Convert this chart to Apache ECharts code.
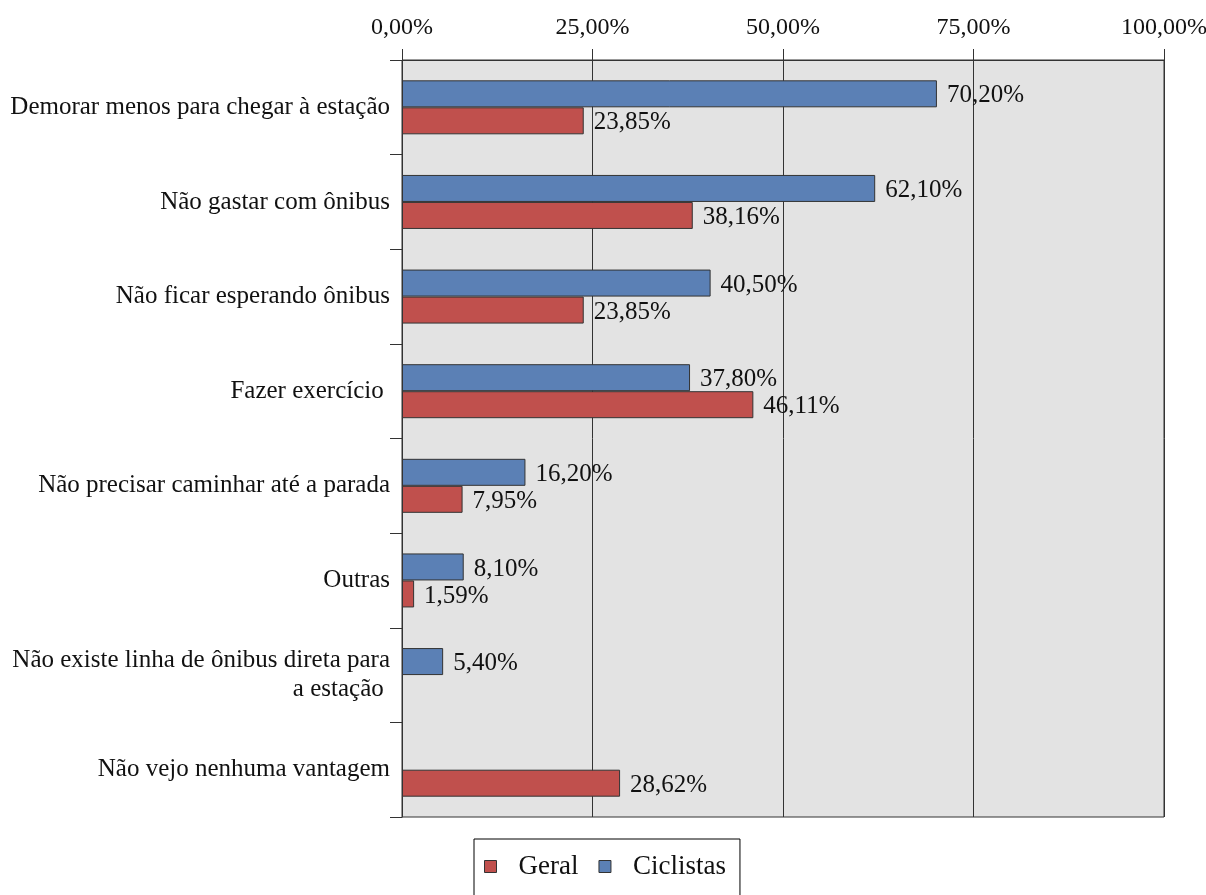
<!DOCTYPE html>
<html>
<head>
<meta charset="utf-8">
<script src="https://cdn.jsdelivr.net/npm/echarts@6/dist/echarts.min.js"></script>
<style>
  html, body { margin: 0; padding: 0; background: #ffffff; }
  #chart { width: 1206px; height: 895px; }
</style>
</head>
<body>
<div id="chart"></div>
<script>
// Motivos / vantagens citadas, em percentual
const categories = [
  'Demorar menos para chegar à estação',
  'Não gastar com ônibus',
  'Não ficar esperando ônibus',
  'Fazer exercício ',
  'Não precisar caminhar até a parada',
  'Outras',
  'Não existe linha de ônibus direta para\na estação ',
  'Não vejo nenhuma vantagem'
];
const geral     = [23.85, 38.16, 23.85, 46.11, 7.95, 1.59, null, 28.62];
const ciclistas = [70.20, 62.10, 40.50, 37.80, 16.20, 8.10, 5.40, null];
const xTicks = [0, 25, 50, 75, 100];

const FONT = "'Liberation Serif', 'DejaVu Serif', serif";
const INK = '#111111';
const LINE = '#333333';

const pct = v => Number(v).toFixed(2).replace('.', ',') + '%';

const barLabel = {
  show: true,
  position: 'right',
  distance: 10,
  offset: [0, 2],
  color: INK,
  fontFamily: FONT,
  fontSize: 25,
  formatter: p => pct(p.value)
};

const chart = echarts.init(document.getElementById('chart'), null, { renderer: 'canvas' });

chart.setOption({
  animation: false,
  backgroundColor: '#ffffff',
  textStyle: { fontFamily: FONT, color: INK },
  grid: {
    left: 402, right: 42, top: 60, bottom: 78,
    outerBoundsMode: 'none',
    containLabel: false,
    show: true,
    backgroundColor: '#e3e3e3',
    borderColor: LINE,
    borderWidth: 1
  },
  legend: {
    data: ['Geral', 'Ciclistas'],
    left: 474,
    top: 839,
    padding: [14, 14, 16, 10],
    itemWidth: 12,
    itemHeight: 12,
    itemGap: 20,
    borderColor: '#000000',
    borderWidth: 1,
    icon: 'rect',
    itemStyle: { borderColor: LINE, borderWidth: 1 },
    textStyle: { fontFamily: FONT, fontSize: 27, color: INK, padding: [0, 0, 0, 17] }
  },
  xAxis: {
    type: 'value',
    position: 'top',
    min: xTicks[0],
    max: xTicks[xTicks.length - 1],
    interval: 25,
    axisLine: { show: true, lineStyle: { color: LINE, width: 1 } },
    axisTick: { show: true, length: 11, lineStyle: { color: LINE } },
    splitLine: { show: true, lineStyle: { color: LINE, width: 1 } },
    axisLabel: {
      margin: 20,
      color: INK,
      fontFamily: FONT,
      fontSize: 24,
      formatter: v => pct(v)
    }
  },
  yAxis: {
    type: 'category',
    data: categories,
    inverse: true,
    axisLine: { show: true, lineStyle: { color: LINE, width: 1 } },
    axisTick: { show: true, length: 12, lineStyle: { color: LINE } },
    splitLine: { show: false },
    axisLabel: {
      margin: 12,
      color: INK,
      fontFamily: FONT,
      fontSize: 25,
      lineHeight: 29,
      align: 'right'
    }
  },
  series: [
    {
      name: 'Ciclistas',
      type: 'bar',
      data: ciclistas,
      barWidth: 27,
      barGap: '0%',
      itemStyle: { color: '#5b80b5', borderColor: LINE, borderWidth: 1 },
      label: barLabel
    },
    {
      name: 'Geral',
      type: 'bar',
      data: geral,
      barWidth: 27,
      barGap: '0%',
      itemStyle: { color: '#c0504d', borderColor: LINE, borderWidth: 1 },
      label: barLabel
    }
  ]
});
</script>
</body>
</html>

....

Goal: Omitting all images, print the listing exactly.

Written reply:
Convert this chart to Apache ECharts code.
<!DOCTYPE html>
<html>
<head>
<meta charset="utf-8">
<script src="https://cdn.jsdelivr.net/npm/echarts@6/dist/echarts.min.js"></script>
<style>
  html, body { margin: 0; padding: 0; background: #ffffff; }
  #chart { width: 1206px; height: 895px; }
</style>
</head>
<body>
<div id="chart"></div>
<script>
// Motivos / vantagens citadas, em percentual
const categories = [
  'Demorar menos para chegar à estação',
  'Não gastar com ônibus',
  'Não ficar esperando ônibus',
  'Fazer exercício ',
  'Não precisar caminhar até a parada',
  'Outras',
  'Não existe linha de ônibus direta para\na estação ',
  'Não vejo nenhuma vantagem'
];
const geral     = [23.85, 38.16, 23.85, 46.11, 7.95, 1.59, null, 28.62];
const ciclistas = [70.20, 62.10, 40.50, 37.80, 16.20, 8.10, 5.40, null];
const xTicks = [0, 25, 50, 75, 100];

const FONT = "'Liberation Serif', 'DejaVu Serif', serif";
const INK = '#111111';
const LINE = '#333333';

const pct = v => Number(v).toFixed(2).replace('.', ',') + '%';

const barLabel = {
  show: true,
  position: 'right',
  distance: 10,
  offset: [0, 2],
  color: INK,
  fontFamily: FONT,
  fontSize: 25,
  formatter: p => pct(p.value)
};

const chart = echarts.init(document.getElementById('chart'), null, { renderer: 'canvas' });

chart.setOption({
  animation: false,
  backgroundColor: '#ffffff',
  textStyle: { fontFamily: FONT, color: INK },
  grid: {
    left: 402, right: 42, top: 60, bottom: 78,
    outerBoundsMode: 'none',
    containLabel: false,
    show: true,
    backgroundColor: '#e3e3e3',
    borderColor: LINE,
    borderWidth: 1
  },
  legend: {
    data: ['Geral', 'Ciclistas'],
    left: 474,
    top: 839,
    padding: [14, 14, 16, 10],
    itemWidth: 12,
    itemHeight: 12,
    itemGap: 20,
    borderColor: '#000000',
    borderWidth: 1,
    icon: 'rect',
    itemStyle: { borderColor: LINE, borderWidth: 1 },
    textStyle: { fontFamily: FONT, fontSize: 27, color: INK, padding: [0, 0, 0, 17] }
  },
  xAxis: {
    type: 'value',
    position: 'top',
    min: xTicks[0],
    max: xTicks[xTicks.length - 1],
    interval: 25,
    axisLine: { show: true, lineStyle: { color: LINE, width: 1 } },
    axisTick: { show: true, length: 11, lineStyle: { color: LINE } },
    splitLine: { show: true, lineStyle: { color: LINE, width: 1 } },
    axisLabel: {
      margin: 20,
      color: INK,
      fontFamily: FONT,
      fontSize: 24,
      formatter: v => pct(v)
    }
  },
  yAxis: {
    type: 'category',
    data: categories,
    inverse: true,
    axisLine: { show: true, lineStyle: { color: LINE, width: 1 } },
    axisTick: { show: true, length: 12, lineStyle: { color: LINE } },
    splitLine: { show: false },
    axisLabel: {
      margin: 12,
      color: INK,
      fontFamily: FONT,
      fontSize: 25,
      lineHeight: 29,
      align: 'right'
    }
  },
  series: [
    {
      name: 'Ciclistas',
      type: 'bar',
      data: ciclistas,
      barWidth: 27,
      barGap: '0%',
      itemStyle: { color: '#5b80b5', borderColor: LINE, borderWidth: 1 },
      label: barLabel
    },
    {
      name: 'Geral',
      type: 'bar',
      data: geral,
      barWidth: 27,
      barGap: '0%',
      itemStyle: { color: '#c0504d', borderColor: LINE, borderWidth: 1 },
      label: barLabel
    }
  ]
});
</script>
</body>
</html>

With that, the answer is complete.